__Given request__: Reproduce the listing below character for character; drop every image.

__Material provided__:
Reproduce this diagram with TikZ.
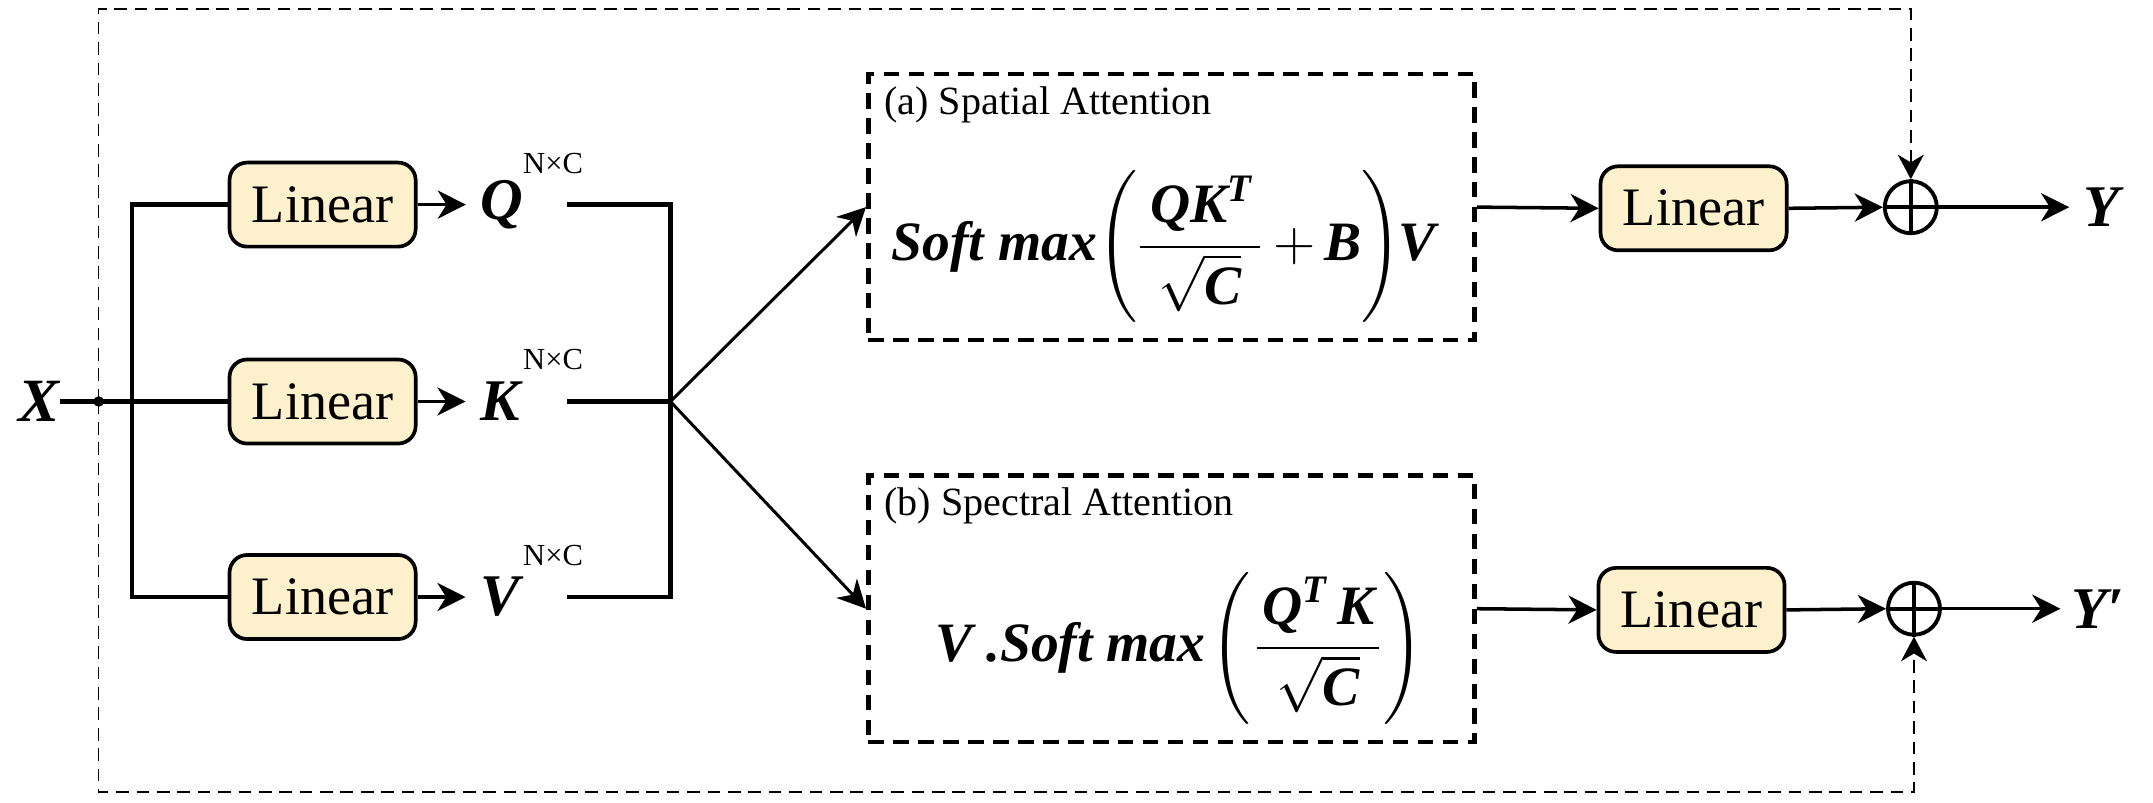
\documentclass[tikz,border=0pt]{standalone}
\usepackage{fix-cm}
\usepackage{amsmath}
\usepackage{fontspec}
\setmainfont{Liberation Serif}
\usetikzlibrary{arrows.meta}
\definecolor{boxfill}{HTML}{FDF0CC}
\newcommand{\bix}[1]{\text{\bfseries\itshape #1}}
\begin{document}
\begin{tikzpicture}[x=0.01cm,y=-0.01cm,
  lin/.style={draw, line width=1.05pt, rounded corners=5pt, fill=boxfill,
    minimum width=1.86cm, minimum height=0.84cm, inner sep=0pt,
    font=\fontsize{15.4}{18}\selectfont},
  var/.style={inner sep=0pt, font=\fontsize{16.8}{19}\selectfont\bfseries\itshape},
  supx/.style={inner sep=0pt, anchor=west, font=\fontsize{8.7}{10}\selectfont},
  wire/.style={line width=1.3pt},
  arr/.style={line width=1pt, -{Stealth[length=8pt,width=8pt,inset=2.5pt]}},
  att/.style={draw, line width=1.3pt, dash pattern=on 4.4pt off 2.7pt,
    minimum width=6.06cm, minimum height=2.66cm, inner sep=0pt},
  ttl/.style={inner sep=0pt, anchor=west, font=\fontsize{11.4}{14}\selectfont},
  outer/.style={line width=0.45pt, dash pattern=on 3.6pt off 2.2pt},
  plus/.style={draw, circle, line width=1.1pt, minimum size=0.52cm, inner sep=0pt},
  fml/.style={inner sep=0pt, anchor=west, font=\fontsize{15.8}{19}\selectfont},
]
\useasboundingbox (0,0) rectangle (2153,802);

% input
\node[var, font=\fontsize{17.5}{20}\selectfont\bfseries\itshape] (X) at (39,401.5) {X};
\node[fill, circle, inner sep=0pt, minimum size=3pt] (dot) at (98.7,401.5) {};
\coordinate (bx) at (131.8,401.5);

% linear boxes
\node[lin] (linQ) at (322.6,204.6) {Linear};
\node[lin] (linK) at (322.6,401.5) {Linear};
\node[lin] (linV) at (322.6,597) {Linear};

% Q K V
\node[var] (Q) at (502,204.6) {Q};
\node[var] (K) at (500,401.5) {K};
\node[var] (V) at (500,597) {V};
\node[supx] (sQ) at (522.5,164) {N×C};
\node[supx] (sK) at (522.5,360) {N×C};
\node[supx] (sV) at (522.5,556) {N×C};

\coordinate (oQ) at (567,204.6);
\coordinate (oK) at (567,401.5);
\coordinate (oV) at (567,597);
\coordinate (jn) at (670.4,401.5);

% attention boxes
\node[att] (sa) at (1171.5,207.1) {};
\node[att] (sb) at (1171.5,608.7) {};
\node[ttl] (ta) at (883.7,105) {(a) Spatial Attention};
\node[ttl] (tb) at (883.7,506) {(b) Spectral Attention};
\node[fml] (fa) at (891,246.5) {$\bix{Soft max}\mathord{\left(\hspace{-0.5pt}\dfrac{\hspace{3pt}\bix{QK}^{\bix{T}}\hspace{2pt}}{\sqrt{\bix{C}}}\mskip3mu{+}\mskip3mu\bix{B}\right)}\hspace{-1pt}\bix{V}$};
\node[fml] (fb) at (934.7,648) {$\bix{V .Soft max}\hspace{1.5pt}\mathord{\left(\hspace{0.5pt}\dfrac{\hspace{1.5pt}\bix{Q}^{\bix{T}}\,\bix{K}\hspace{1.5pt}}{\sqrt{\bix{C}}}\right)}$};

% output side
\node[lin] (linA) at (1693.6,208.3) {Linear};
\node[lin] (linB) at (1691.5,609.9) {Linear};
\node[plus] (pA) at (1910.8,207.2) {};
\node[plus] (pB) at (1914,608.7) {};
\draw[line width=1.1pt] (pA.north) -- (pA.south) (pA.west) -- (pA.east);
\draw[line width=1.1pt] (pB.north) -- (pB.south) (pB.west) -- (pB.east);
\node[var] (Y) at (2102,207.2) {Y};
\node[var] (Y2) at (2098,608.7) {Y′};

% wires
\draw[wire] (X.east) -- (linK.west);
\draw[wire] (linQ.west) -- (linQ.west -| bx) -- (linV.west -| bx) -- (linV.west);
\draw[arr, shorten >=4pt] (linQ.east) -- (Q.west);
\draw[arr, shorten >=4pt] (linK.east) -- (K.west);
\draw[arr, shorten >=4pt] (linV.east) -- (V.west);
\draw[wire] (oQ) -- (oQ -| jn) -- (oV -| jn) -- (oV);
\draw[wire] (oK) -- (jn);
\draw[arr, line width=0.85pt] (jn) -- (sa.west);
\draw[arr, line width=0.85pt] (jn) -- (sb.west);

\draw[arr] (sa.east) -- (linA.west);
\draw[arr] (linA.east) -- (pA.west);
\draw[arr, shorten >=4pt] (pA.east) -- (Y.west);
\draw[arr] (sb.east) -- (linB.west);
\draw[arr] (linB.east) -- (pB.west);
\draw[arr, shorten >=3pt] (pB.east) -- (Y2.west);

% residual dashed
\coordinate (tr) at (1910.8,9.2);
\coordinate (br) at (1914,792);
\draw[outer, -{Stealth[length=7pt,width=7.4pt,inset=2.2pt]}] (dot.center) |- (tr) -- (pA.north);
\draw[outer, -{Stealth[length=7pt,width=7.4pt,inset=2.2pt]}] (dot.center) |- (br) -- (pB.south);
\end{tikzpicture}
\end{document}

__Task output__:
Reproduce this diagram with TikZ.
\documentclass[tikz,border=0pt]{standalone}
\usepackage{fix-cm}
\usepackage{amsmath}
\usepackage{fontspec}
\setmainfont{Liberation Serif}
\usetikzlibrary{arrows.meta}
\definecolor{boxfill}{HTML}{FDF0CC}
\newcommand{\bix}[1]{\text{\bfseries\itshape #1}}
\begin{document}
\begin{tikzpicture}[x=0.01cm,y=-0.01cm,
  lin/.style={draw, line width=1.05pt, rounded corners=5pt, fill=boxfill,
    minimum width=1.86cm, minimum height=0.84cm, inner sep=0pt,
    font=\fontsize{15.4}{18}\selectfont},
  var/.style={inner sep=0pt, font=\fontsize{16.8}{19}\selectfont\bfseries\itshape},
  supx/.style={inner sep=0pt, anchor=west, font=\fontsize{8.7}{10}\selectfont},
  wire/.style={line width=1.3pt},
  arr/.style={line width=1pt, -{Stealth[length=8pt,width=8pt,inset=2.5pt]}},
  att/.style={draw, line width=1.3pt, dash pattern=on 4.4pt off 2.7pt,
    minimum width=6.06cm, minimum height=2.66cm, inner sep=0pt},
  ttl/.style={inner sep=0pt, anchor=west, font=\fontsize{11.4}{14}\selectfont},
  outer/.style={line width=0.45pt, dash pattern=on 3.6pt off 2.2pt},
  plus/.style={draw, circle, line width=1.1pt, minimum size=0.52cm, inner sep=0pt},
  fml/.style={inner sep=0pt, anchor=west, font=\fontsize{15.8}{19}\selectfont},
]
\useasboundingbox (0,0) rectangle (2153,802);

% input
\node[var, font=\fontsize{17.5}{20}\selectfont\bfseries\itshape] (X) at (39,401.5) {X};
\node[fill, circle, inner sep=0pt, minimum size=3pt] (dot) at (98.7,401.5) {};
\coordinate (bx) at (131.8,401.5);

% linear boxes
\node[lin] (linQ) at (322.6,204.6) {Linear};
\node[lin] (linK) at (322.6,401.5) {Linear};
\node[lin] (linV) at (322.6,597) {Linear};

% Q K V
\node[var] (Q) at (502,204.6) {Q};
\node[var] (K) at (500,401.5) {K};
\node[var] (V) at (500,597) {V};
\node[supx] (sQ) at (522.5,164) {N×C};
\node[supx] (sK) at (522.5,360) {N×C};
\node[supx] (sV) at (522.5,556) {N×C};

\coordinate (oQ) at (567,204.6);
\coordinate (oK) at (567,401.5);
\coordinate (oV) at (567,597);
\coordinate (jn) at (670.4,401.5);

% attention boxes
\node[att] (sa) at (1171.5,207.1) {};
\node[att] (sb) at (1171.5,608.7) {};
\node[ttl] (ta) at (883.7,105) {(a) Spatial Attention};
\node[ttl] (tb) at (883.7,506) {(b) Spectral Attention};
\node[fml] (fa) at (891,246.5) {$\bix{Soft max}\mathord{\left(\hspace{-0.5pt}\dfrac{\hspace{3pt}\bix{QK}^{\bix{T}}\hspace{2pt}}{\sqrt{\bix{C}}}\mskip3mu{+}\mskip3mu\bix{B}\right)}\hspace{-1pt}\bix{V}$};
\node[fml] (fb) at (934.7,648) {$\bix{V .Soft max}\hspace{1.5pt}\mathord{\left(\hspace{0.5pt}\dfrac{\hspace{1.5pt}\bix{Q}^{\bix{T}}\,\bix{K}\hspace{1.5pt}}{\sqrt{\bix{C}}}\right)}$};

% output side
\node[lin] (linA) at (1693.6,208.3) {Linear};
\node[lin] (linB) at (1691.5,609.9) {Linear};
\node[plus] (pA) at (1910.8,207.2) {};
\node[plus] (pB) at (1914,608.7) {};
\draw[line width=1.1pt] (pA.north) -- (pA.south) (pA.west) -- (pA.east);
\draw[line width=1.1pt] (pB.north) -- (pB.south) (pB.west) -- (pB.east);
\node[var] (Y) at (2102,207.2) {Y};
\node[var] (Y2) at (2098,608.7) {Y′};

% wires
\draw[wire] (X.east) -- (linK.west);
\draw[wire] (linQ.west) -- (linQ.west -| bx) -- (linV.west -| bx) -- (linV.west);
\draw[arr, shorten >=4pt] (linQ.east) -- (Q.west);
\draw[arr, shorten >=4pt] (linK.east) -- (K.west);
\draw[arr, shorten >=4pt] (linV.east) -- (V.west);
\draw[wire] (oQ) -- (oQ -| jn) -- (oV -| jn) -- (oV);
\draw[wire] (oK) -- (jn);
\draw[arr, line width=0.85pt] (jn) -- (sa.west);
\draw[arr, line width=0.85pt] (jn) -- (sb.west);

\draw[arr] (sa.east) -- (linA.west);
\draw[arr] (linA.east) -- (pA.west);
\draw[arr, shorten >=4pt] (pA.east) -- (Y.west);
\draw[arr] (sb.east) -- (linB.west);
\draw[arr] (linB.east) -- (pB.west);
\draw[arr, shorten >=3pt] (pB.east) -- (Y2.west);

% residual dashed
\coordinate (tr) at (1910.8,9.2);
\coordinate (br) at (1914,792);
\draw[outer, -{Stealth[length=7pt,width=7.4pt,inset=2.2pt]}] (dot.center) |- (tr) -- (pA.north);
\draw[outer, -{Stealth[length=7pt,width=7.4pt,inset=2.2pt]}] (dot.center) |- (br) -- (pB.south);
\end{tikzpicture}
\end{document}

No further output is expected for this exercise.